Читаю IV том L. Blanc. Как подл и отвратителен Людвиг-Филипп и его правительство в истории с герцогиней Беррийской! Вот что значит отсутствие того голоса в сердце, который громко вопиет против всего нечистого, сального. Не говоря о том, что воспользоваться беременностью женщины, чтоб опозорить ее, подло, особенно когда (по их же понятиям) эта женщина свое пятно бросает и на идею королевской власти и на свою семью, которая есть семья Людвига-Филиппа, – но и это можно бы простить, – страшны средства, употребленные для доказательства. Ей, женщине, послать сказать, чтоб она встала и прошла по комнате для того, чтоб ее живот был виден, подписка, допросы в самое время родов, 18 свидетелей, пушечные выстрелы. Низко и грязно, к тому же и несправедливо. Это только наше варварское понятие о женщине могло поставить в важное обвинение женщине, что она, будучи несколько лет вдовою, нашла себе друга, любовника, мужа. Вообще историю этого времени читать грустно, все так мелко, пошло… разумеется, прорываются громадные деяния и громадные характеры, но это исключение.

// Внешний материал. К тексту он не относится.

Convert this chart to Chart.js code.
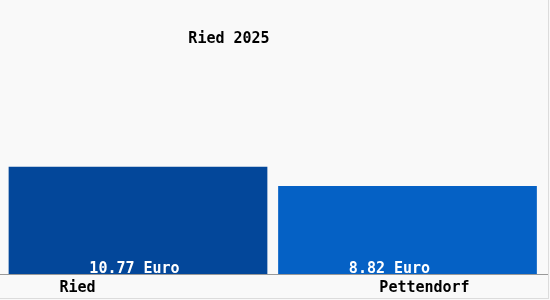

Таков книгопродавец и типограф Бот, в первых днях июльской революции, отдельные сцены в истории Cloître de St-Méry[331], Родде, идущий продавать афишку, рыцарь-демократ Ар. Карель, итальянец Бонаротти, старец карбонаризма, великая, святая личность и огненная натура Маццини. И… и вся бесполезность их усилий. Это опять отбрасывает во все ужасы скептицизма. – На днях пробежал я 1 № «Европейца». Статьи Ив. Киреевского удивительны; они предупредили современное направление в самой Европе, – какая здоровая, сильная голова, какой талант, слог… и что вышло из него. Деспотизм его жал, жал, и он сломился, наконец. Сломился как благородная натура, – он не изменил своему направлению, а бросился в самый темный лес мистицизма и там ищет спасенья. Бедные жертвы и великие жертвы, приносимые Молоху.